Your Ad. The title of your ad is important if you want to get noticed. Put your best selling points in the title: "3 Year Old, Bay Gelding, TWHBEA Versatility Futurity Champion". This is your chance to make sure someone clicks on your ad! You might want to add the price here also, along with other great qualities: "Priced at $4,000/ Reining/Works Cattle/Gentle".

Buyers want to know specifics such as (1.) age, sex, height, weight, color, breed ( even if it's mixed, list them). (2.) What the horse is trained for: showing, trail riding, dressage, equitation, versatility, driving, etc. (3.) Who the horse is suitable for: all riders, experienced riders only, youth, adult amateurs, professionals. (4.) Manners: loads quietly, clips easily, safe for children, no vices. (5.) Asking Price: It is good to list the price. You may add "OBO" (or best offer) if you wish to be flexible with your price. If you have a very expensive horse you may ask that they contact the seller for the price.

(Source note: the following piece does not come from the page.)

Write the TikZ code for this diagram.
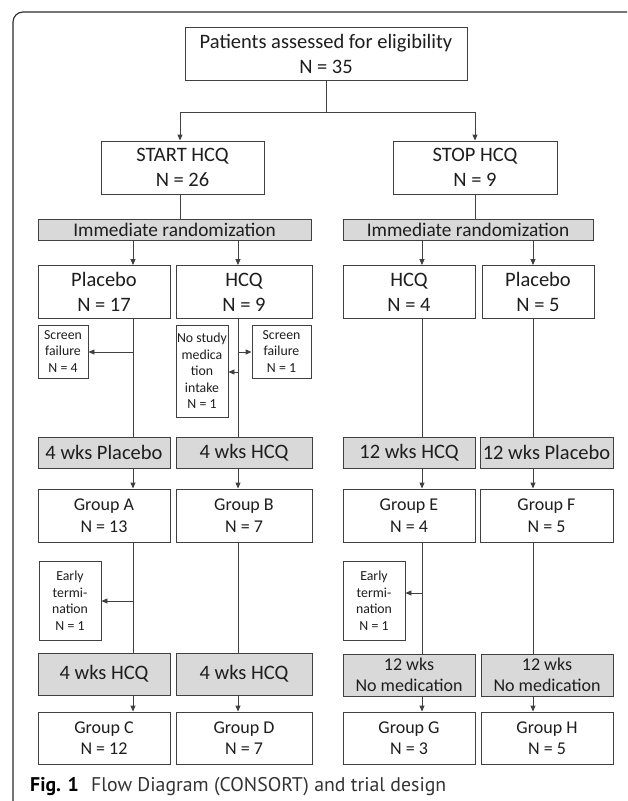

Contact Information. Make sure you have your contact info available at the end of your ad. A telephone number along with an email address, if possible. You want potential buyers to be able to contact you easily.

Above all else when listing your horse in an ad, be honest in describing your horse, his ability and character. If buyers find you honest and forthright, they will come back for more horses and send their friends to you.

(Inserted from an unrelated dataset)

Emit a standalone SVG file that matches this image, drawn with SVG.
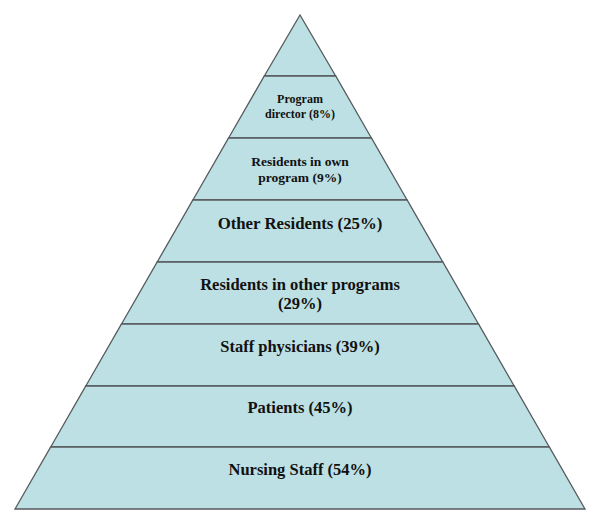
<svg xmlns="http://www.w3.org/2000/svg" width="600" height="525" viewBox="0 0 600 525">
<style>
.tier{fill:#bce0e3;stroke:#555a5c;stroke-width:1.3;}
text{font-family:"Liberation Serif","Times New Roman",serif;font-weight:bold;fill:#111;text-anchor:middle;}
</style>
<rect width="600" height="525" fill="#fff"/>
<g id="tier1"><polygon class="tier" points="300,15 335.7,76 264.3,76"/></g>
<g id="tier2"><polygon class="tier" points="264.3,76 335.7,76 371.4,138 228.6,138"/>
<text x="300" y="103" font-size="12">Program</text><text x="300" y="118" font-size="12">director (8%)</text></g>
<g id="tier3"><polygon class="tier" points="228.6,138 371.4,138 407.1,200 192.9,200"/>
<text x="300" y="166" font-size="13.5">Residents in own</text><text x="300" y="182" font-size="13.5">program (9%)</text></g>
<g id="tier4"><polygon class="tier" points="192.9,200 407.1,200 442.8,262 157.2,262"/>
<text x="300" y="229" font-size="16.8">Other Residents (25%)</text></g>
<g id="tier5"><polygon class="tier" points="157.2,262 442.8,262 478.5,324 121.5,324"/>
<text x="300" y="290" font-size="16.5">Residents in other programs</text><text x="300" y="309" font-size="16.5">(29%)</text></g>
<g id="tier6"><polygon class="tier" points="121.5,324 478.5,324 514.2,386 85.8,386"/>
<text x="300" y="352" font-size="16.5">Staff physicians (39%)</text></g>
<g id="tier7"><polygon class="tier" points="85.8,386 514.2,386 549.3,447 50.7,447"/>
<text x="300" y="413" font-size="16.5">Patients (45%)</text></g>
<g id="tier8"><polygon class="tier" points="50.7,447 549.3,447 585,509 15,509"/>
<text x="300" y="475" font-size="16.5">Nursing Staff (54%)</text></g>
<g id="connectors"/>
</svg>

Be Patient. Sometimes it may take weeks or even months to sell your horse. Don't give up. It is good to update your ads with fresh titles or new info. Change your photos from time to time to draw interest.

The Presentation. When you get an inquiry about your horse, answer all questions up front, positively and honestly. Set up an appointment for them to come and see your horse. Give good directions and have your cell phone ready in case they call for further assistance. Be on time and neatly dressed, as you are a reflection of your horse and presenting yourself as a horseperson and caregiver. Be prepared to ride your horse and have any paperwork available that they may ask for, such as pedigree, vaccination and vet records and shoeing schedules. Have your horse clean, shiny and looking great when they arrive. Have him clipped, mane and tail combed and feet oiled to look their best. After introducing yourself to the buyer, introduce him to your horse. You go in the stall and bring your horse out for the formal introduction. Your buyer will more than likely have many questions, but if not, tell them all about your horse and why you are wanting to sell him. Let the buyer watch you saddle and bridle your horse and you should always ride your horse first. The buyer should always sign a liability waiver and wear protective headgear before mounting your horse. Riding in an enclosed area at first is recommended and give your buyer riding tips about your horse so they will feel comfortable with each other. After the ride, answer any questions and begin cooling your horse out.

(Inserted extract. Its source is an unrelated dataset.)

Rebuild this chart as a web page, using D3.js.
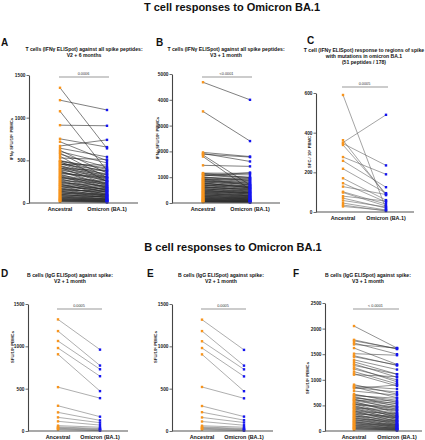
<!DOCTYPE html>
<html>
<head>
<meta charset="utf-8">
<script src="https://cdn.jsdelivr.net/npm/d3@7"></script>
<style>
body{margin:0;background:#fff;}
svg{display:block;font-family:"Liberation Sans",Arial,sans-serif;}
</style>
</head>
<body>
<svg id="chart" width="425" height="440"></svg>
<script>
const categories = ["Ancestral", "Omicron (BA.1)"];

// Panel A: T cells IFNγ ELISpot, V2 + 6 months
const A_anc = [1350,1205,1075,912,752,718,668,642,618,603,586,572,548,527,498,494,488,476,463,452,441,428,417,405,396,384,371,362,350,338,327,318,306,297,285,276,264,256,243,232,224,213,205,196,188,176,167,158,149,141,132,124,115,106,98,89,80,72,63,55,47,40,33,26,
  480,455,430,402,377,345,312,290,262,238,215,192,170,152,136,118,101,86,70,58,45,36,28,20,15];
const A_omi = [640,1090,380,905,655,495,740,540,350,470,300,420,250,510,395,362,410,330,288,445,275,342,218,380,256,310,198,265,302,184,236,210,172,258,145,190,228,121,176,154,98,167,135,88,148,112,76,130,95,64,102,58,84,45,70,38,52,30,44,24,35,18,22,12,
  300,380,260,330,214,290,180,240,150,200,128,165,110,140,82,96,66,74,50,40,32,26,16,10,8];
const A_ticks = [0,500,1000,1500];

// Panel B: T cells IFNγ ELISpot, V3 + 1 month
const B_anc = [4680,3550,1960,1920,1890,1860,1800,1460,1160,1130,1100,1080,1050,1010,980,950,930,905,880,860,835,810,790,765,740,720,700,676,650,630,605,588,565,540,522,498,476,455,436,412,394,372,350,331,312,290,268,250,232,210,192,175,156,138,120,102,85,68,50,34,
  1140,990,920,845,770,690,612,548,480,420,365,300,245,198,160,128,95,72,55,40];
const B_omi = [4000,2400,1800,1610,1780,700,520,1420,1150,1090,1000,960,1180,880,940,820,760,900,690,800,640,720,580,610,660,540,480,590,450,510,420,560,380,470,330,400,350,300,410,270,310,240,280,200,230,180,150,210,120,160,100,130,80,110,60,90,45,55,30,20,
  980,860,700,760,600,640,520,430,390,360,280,250,190,170,140,100,75,60,40,25];
const B_ticks = [0,1000,2000,3000,4000,5000];

// Panel C: responses to mutated regions (51 peptides / 178)
const C_anc = [590,362,350,345,338,277,258,218,170,145,128,102,98,80,70,58,45,35,28];
const C_omi = [15,85,490,235,92,190,125,95,60,50,88,40,30,55,20,25,10,5,8];
const C_ticks = [0,200,400,600];

// Panel D: B cells IgG ELISpot, V2 + 1 month
const D_anc = [1318,1180,1063,980,906,518,298,220,161,114,63,48,40,32,25,18];
const D_omi = [961,773,729,647,471,388,169,125,98,70,45,30,22,15,8,4];
const D_ticks = [0,500,1000,1500];

// Panel E: B cells IgG ELISpot, V2 + 1 month
const E_anc = [1315,1180,1060,980,905,520,295,222,160,112,62,48,40,32,25,18];
const E_omi = [958,772,728,645,470,386,170,128,100,68,45,30,22,15,8,4];
const E_ticks = [0,500,1000,1500];

// Panel F: B cells IgG ELISpot, V3 + 1 month
const F_anc = [2050,1780,1720,1690,1620,1510,1470,1390,1350,1310,1240,1210,1160,1120,905,880,860,850,720,705,690,672,655,640,622,608,590,575,560,544,530,515,500,486,470,455,440,424,410,395,380,366,350,336,320,305,290,276,262,248,232,218,204,190,176,162,148,134,120,106,92,78,64,50,36,22,
  1760,1450,1280,1100,830,780,610,520,450,380,330,280,240,200,170,140,110,80,60,40];
const F_omi = [1620,1600,1500,1620,1300,1480,1280,1200,1110,1050,960,1000,920,880,720,820,650,760,560,600,640,480,530,580,420,500,460,350,400,380,300,440,260,340,320,280,220,300,250,180,230,200,260,150,170,120,210,140,100,160,80,130,110,60,90,70,40,100,50,30,60,20,40,15,25,10,
  1610,1290,1110,1060,900,700,540,470,410,340,290,270,200,190,130,120,90,70,45,30];
const F_ticks = [0,500,1000,1500,2000,2500];

const svg = d3.select("#chart");
svg.append("rect").attr("width",425).attr("height",440).attr("fill","#fff");

const ORANGE = "#f7941d", BLUE = "#1414f0";

function titleText(x, y, text, size, weight){
  svg.append("text").attr("x",x).attr("y",y).attr("text-anchor","middle")
    .attr("font-size",size).attr("font-weight",weight||"bold").attr("fill","#111").text(text);
}

// Section titles
titleText(232, 11, "T cell responses to Omicron BA.1", 11, "bold");
titleText(233, 251, "B cell responses to Omicron BA.1", 11, "bold");

function panel(cfg){
  const g = svg.append("g");
  const y = d3.scaleLinear().domain([0, cfg.max]).range([cfg.yBot, cfg.yTop]);
  const x = d3.scalePoint().domain(categories).range([cfg.ancX, cfg.omiX]);

  g.append("text").attr("x",cfg.letterX).attr("y",cfg.letterY).attr("font-size",10)
    .attr("font-weight","bold").attr("fill","#111").text(cfg.letter);
  cfg.sub.forEach((s,i)=>{
    g.append("text").attr("x",cfg.subX).attr("y",cfg.subY + i*6.2).attr("text-anchor","middle")
      .attr("font-size",5.1).attr("font-weight","bold").attr("fill","#111").text(s);
  });

  const pairs = cfg.anc.map((a,i)=>[a, cfg.omi[i]]);
  g.append("g").selectAll("line").data(pairs).join("line")
    .attr("x1", x(categories[0])).attr("x2", x(categories[1]))
    .attr("y1", d=>y(d[0])).attr("y2", d=>y(d[1]))
    .attr("stroke", cfg.lineColor || "#555").attr("stroke-width", cfg.lineW || 0.6);

  const s = 2.4;
  g.append("g").selectAll("rect").data(cfg.anc).join("rect")
    .attr("x", x(categories[0]) - s/2).attr("y", d=>y(d)-s/2)
    .attr("width", s).attr("height", s).attr("fill", ORANGE);
  g.append("g").selectAll("rect").data(cfg.omi).join("rect")
    .attr("x", x(categories[1]) - s/2).attr("y", d=>y(d)-s/2)
    .attr("width", s).attr("height", s).attr("fill", BLUE);

  const ax = g.append("g").attr("transform",`translate(${cfg.x0},0)`)
    .call(d3.axisLeft(y).tickValues(cfg.ticks).tickFormat(d3.format("d")).tickSize(2.5).tickSizeOuter(0).tickPadding(1));
  ax.select(".domain").attr("stroke","#444").attr("stroke-width",1.1);
  ax.selectAll(".tick line").attr("stroke","#444").attr("stroke-width",0.8);
  ax.selectAll(".tick text").attr("font-size",4.8).attr("font-weight","bold")
    .attr("fill","#222").attr("font-family","Liberation Sans, Arial, sans-serif");

  g.append("line").attr("x1",cfg.x0).attr("x2",cfg.x1).attr("y1",cfg.yBot).attr("y2",cfg.yBot)
    .attr("stroke","#555").attr("stroke-width",1.1);
  g.selectAll("text.cat").data(categories).join("text").attr("class","cat")
    .attr("x", d=>x(d)).attr("y", cfg.yBot + 8).attr("text-anchor","middle")
    .attr("font-size",5.4).attr("font-weight","bold").attr("fill","#111").text(d=>d);

  g.append("text").attr("transform",`translate(${cfg.ytX},${cfg.ytY}) rotate(-90)`)
    .attr("text-anchor","middle").attr("font-size",4.2).attr("font-weight","bold")
    .attr("fill","#222").text(cfg.yTitle);

  g.append("line").attr("x1", x(categories[0]) - 1).attr("x2", x(categories[1]) + 2)
    .attr("y1", cfg.brY).attr("y2", cfg.brY).attr("stroke","#999").attr("stroke-width",1.2);
  g.append("text").attr("x", (x(categories[0]) + x(categories[1]))/2).attr("y", cfg.brY - 2.5)
    .attr("text-anchor","middle").attr("font-size",3.8).attr("fill","#333").text(cfg.p);
}

panel({letter:"A", letterX:1, letterY:46, subX:84, subY:51,
  sub:["T cells (IFNγ ELISpot) against all spike peptides:", "V2 + 6 months"],
  anc:A_anc, omi:A_omi, ticks:A_ticks, max:1500,
  x0:29, x1:138, yTop:75, yBot:203, ancX:60, omiX:107,
  yTitle:"IFNγ SFU/10⁶ PBMCs", ytX:13, ytY:139, brY:77, p:"0.0006", lineColor:"#2a2a2a", lineW:0.6});

panel({letter:"B", letterX:156, letterY:46, subX:226, subY:51,
  sub:["T cells (IFNγ ELISpot) against all spike peptides:", "V3 + 1 month"],
  anc:B_anc, omi:B_omi, ticks:B_ticks, max:5000,
  x0:172, x1:280, yTop:74, yBot:203, ancX:203, omiX:250,
  yTitle:"IFNγ SFU/10⁶ PBMCs", ytX:159, ytY:138, brY:77, p:"<0.0001", lineColor:"#2a2a2a", lineW:0.6});

panel({letter:"C", letterX:307, letterY:44, subX:364, subY:51.5,
  sub:["T cell (IFNγ ELISpot) response to regions of spike", "with mutations in omicron BA.1", "(51 peptides / 178)"],
  anc:C_anc, omi:C_omi, ticks:C_ticks, max:600,
  x0:316, x1:414, yTop:93, yBot:212, ancX:343, omiX:386,
  yTitle:"SFC / 10⁶ PBMC", ytX:311, ytY:152, brY:87, p:"0.0005", lineColor:"#666"});

panel({letter:"D", letterX:1, letterY:277, subX:70, subY:277,
  sub:["B cells (IgG ELISpot) against spike:", "V2 + 1 month"],
  anc:D_anc, omi:D_omi, ticks:D_ticks, max:1500,
  x0:28, x1:128, yTop:304, yBot:431, ancX:58, omiX:100,
  yTitle:"SFU/10⁶ PBMCs", ytX:14, ytY:347, brY:309, p:"0.0005", lineColor:"#777"});

panel({letter:"E", letterX:147, letterY:277, subX:221, subY:277,
  sub:["B cells (IgG ELISpot) against spike:", "V2 + 1 month"],
  anc:E_anc, omi:E_omi, ticks:E_ticks, max:1500,
  x0:172, x1:273, yTop:304, yBot:431, ancX:202, omiX:244,
  yTitle:"SFU/10⁶ PBMCs", ytX:157, ytY:347, brY:309, p:"0.0005", lineColor:"#777"});

panel({letter:"F", letterX:293, letterY:277, subX:368, subY:277,
  sub:["B cells (IgG ELISpot) against spike:", "V3 + 1 month"],
  anc:F_anc, omi:F_omi, ticks:F_ticks, max:2500,
  x0:325, x1:422, yTop:303, yBot:431, ancX:354, omiX:397,
  yTitle:"SFU/10⁶ PBMCs", ytX:309, ytY:378, brY:309, p:"< 0.0001", lineColor:"#3a3a3a", lineW:0.55});
</script>
</body>
</html>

The Sale. If the buyer likes your horse he will begin the process of discussing money. The buyer may ask if your price is firm and if the answer is yes, explain to him why the asking price is fair. If the price is negotiable, the buyer may make an offer and the bargaining begins. If you accept the offer and a final price is agreed upon, then you can talk about pre-purchase exams and shipping arrangements. The buyer is usually responsible for those expenses. You should not release the horse to them until the cash or their check has cleared the bank. You should create a bill of sale and send in the transfer of ownership to TWHBEA for the new owner. Give them all documentation on your horse, such as horse's health records, detailed instructions on feeding and care, vets and farriers in the area and contact info if they ever have questions.

Follow Up.
You want to place your horses in a good, loving environment where he will become an ambassador for the Tennessee Walking Horse breed. You want your buyer to come back to you to purchase more horses and bring his friends. Call and check up on your horse. Ask how he's doing and if they have any questions. Do all you can to make your buyer feel comfortable and happy with his purchase and your horse comfortable and happy with his new owners and home.